Писатель отнюдь не смотрит на свою работу как на средство. Она — самоцель; она в такой мере не является средством ни для него, ни для других, что писатель приносит в жертву её существованию, когда это нужно, своё личное существование. Подобно религиозному проповеднику, — хотя и в другом смысле, — и он также следует принципу: «повиноваться больше богу, чем людям», — людям, к числу которых относится и он сам со своими человеческими потребностями и желаниями. Но что было бы, если бы ко мне явился портной, которому я заказал парижский фрак, а он принёс бы мне римскую тогу на том основании, что она-де более соответствует вечному закону красоты!
Главнейшая свобода печати состоит в том, чтобы не быть промыслом. Писатель, который низводит печать до простого материального средства, в наказание за эту внутреннюю несвободу заслуживает внешней несвободы — цензуры; впрочем, и самое его существование является уже для него наказанием.

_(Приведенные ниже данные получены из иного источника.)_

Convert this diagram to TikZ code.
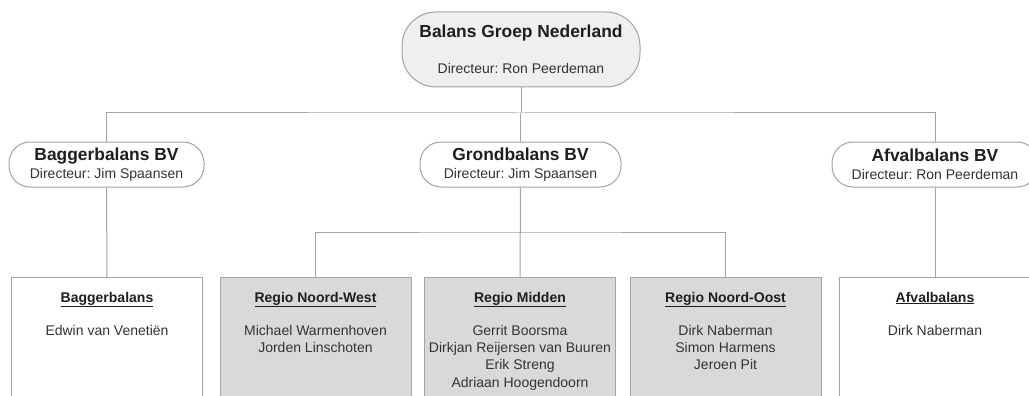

Конечно, печать существует также и как промысел, но тогда она является уже не делом писателей, а делом типографов и книготорговцев. Но здесь речь идёт не о промысловой свободе книгоиздателей и книготорговцев, а о свободе печати.
И действительно, наш оратор не удовлетворяется тем, что выводит свободу печати из промысловой свободы. Он, кроме того, требует, чтобы свобода печати, вместо того чтобы подчиняться своим собственным законам, подчинялась законам промысловой свободы. Он даже полемизирует с докладчиком комиссии, защищающим более высокий взгляд на свободу печати, и выставляет требования, которые производят лишь комическое впечатление. Такое впечатление немедленно возникает вообще, когда законы более низкой сферы применяются к более высокой; и также, наоборот, комично, когда дети впадают в патетический тон.